About This Site
This site is a public-facing home for ClaimEval. It exists to communicate the benchmark’s goals, share the concept, and publish updates as we approach a full release. The structure is intentionally simple and inspired by the clarity that SWE-bench brought to software benchmarks: concise problem framing, transparent methodology, and runnable evaluation artifacts.
Why have a site?
- Provide a single source of truth for what ClaimEval measures and why it matters.
- Explain how the Adjudication Sandbox and payer-aligned metrics work.
- Share minimum deliverables (CLI, harness, inference abstraction, dataset loader, deterministic scorer, leaderboard) so reviewers know what to expect.
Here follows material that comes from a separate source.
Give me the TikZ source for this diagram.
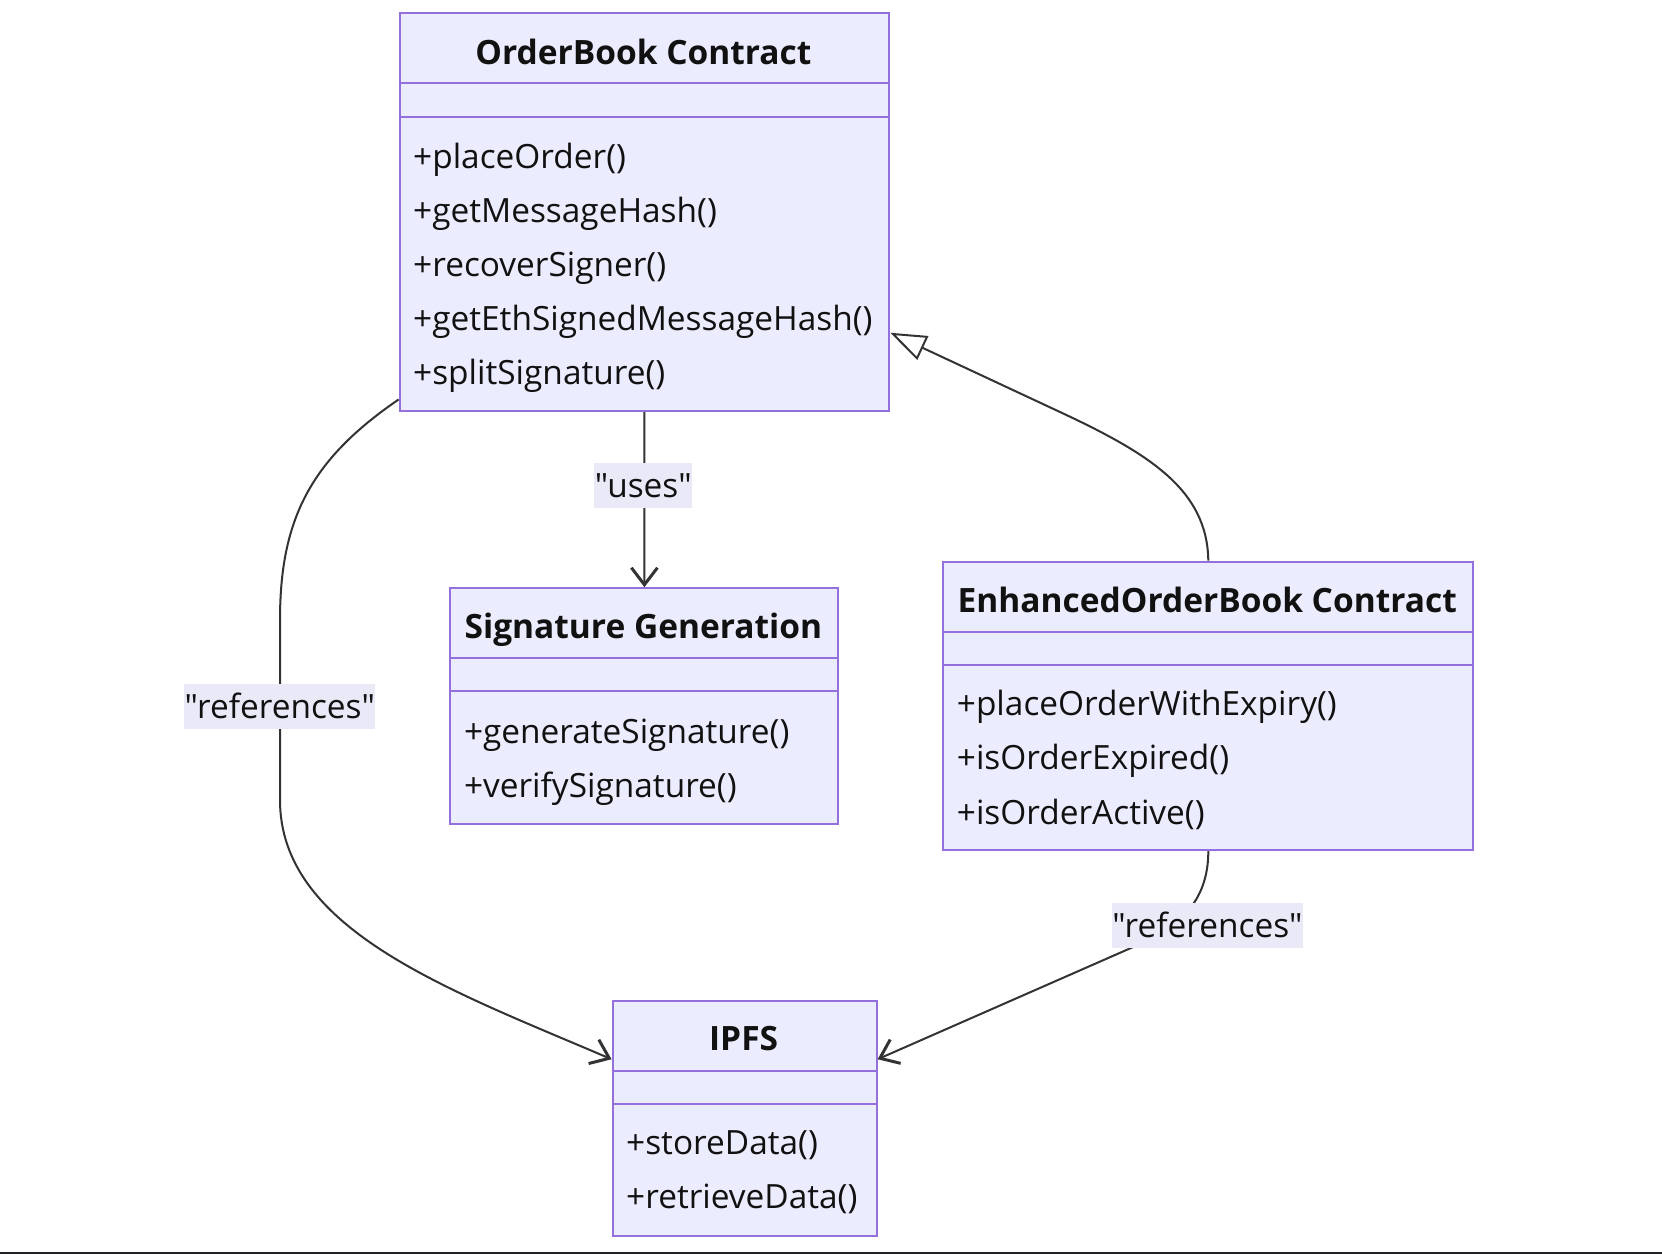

- Announce roadmap milestones (UC v1, ER v1, leaderboard availability) and collect interest.
How it’s structured
- Home: hero and CTAs into the docs.
- Concept: public summary of scope, inputs/outputs, metrics, and governance.
- Benchmark Architecture (coming): sandbox, scoring, splits.
- Deliverables & Roadmap: launch bar and upcoming milestones.
- Blog: updates, including why ClaimEval matters.
Stack and hosting
- Docusaurus, deployed via Cloudflare Pages.
- Build:
npm run build; output:build/; install:npm install; Node 18 or 20.
What’s next
- Add Benchmark Architecture and Deliverables pages.
- Wire a simple contact CTA (mailto or form handler).
- Publish leaderboard and harness details as they solidify.